Generation Z Has Buying Power

Gen Z is currently aged between 7 and about 23 years old in 2019. Forbes notes that Gen Z already has a collective buying power estimated to be between $29 billion and $150 billion — significantly larger than the buying power of Millennials. Some pundits are even predicting that cryptocurrency and blockchain will be accepted to pay taxes within the next 10 years.

Decentralization is Key

Think with Google recently reported that while Millennials were mobile pioneers, Gen Z are mobile natives. Ninety-five percent of Gen Z teens have a smartphone or access to a smartphone today. In contrast, only seventy-three percent of Millennials had a smartphone in 2014-2015. Forty-five percent of Gen Z says they are on mobile almost constantly and another forty-four percent say they go online several times a day. In 2014-2015, in contrast, only twenty-four percent of Millennials said they were online constantly. Gen Z has grown up always having social and they continue using social primarily on mobile devices rather than on a laptop.
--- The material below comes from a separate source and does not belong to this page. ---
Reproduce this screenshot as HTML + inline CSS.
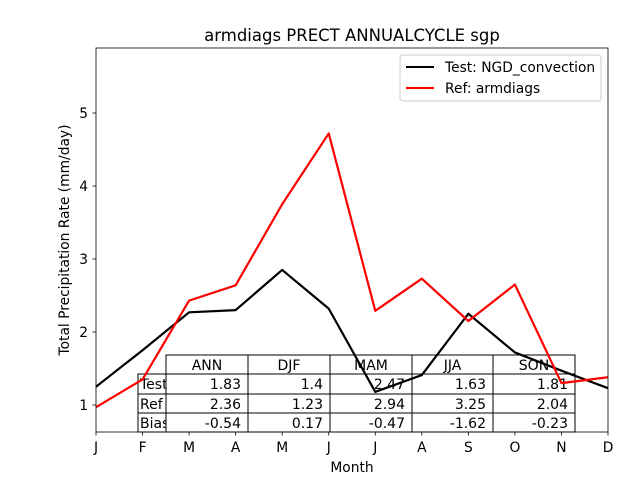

Gen Z Peer-to-Peer Influencers

It appears that Gen Z will never go to one centralized app for all their commerce and entertainment. Instead, they prefer a decentralized network of peer-to-peer interaction. Gen Z influencers are creating their own Twitch micro-broadcasting, their own YouTube channels and their own WeChat groups. This new generation is sensitive to their data being harvested by 1 or 2 corporate giants like Google or Facebook more than their Millennial predecessors ever worried about it.

Active Participants in Social

Rather than passively watching an Instagram or Snapchat video, Gen Z expects to participate. They create their own 15 to 30-second videos, showing off their gymnastics, lip-synching — or their new athletic shoes. Gen Z influencers on TikTok get paid for their content by accepting digital gifts, like the way Millennials pay for programming through Patreon.

Macro Trend toward Micro-Content

The Gen Z macro trend toward micro-content appears to be growing with no end in sight. Gen Z expects to participate both online and offline in the content they create and curate and appear more willing to pay — and be paid — in cryptocurrency that any generation before them.

Gen Z Making Fundamental Change

The only way to learn how to market to Gen Z is to ask them. From digital marketing agencies to big brands, the trend toward Gen Z’s reverse mentoring will continue for the foreseeable future. As they continue to mature into adulthood and beyond, Gen Z will keep on making fundamental changes to the social media landscape.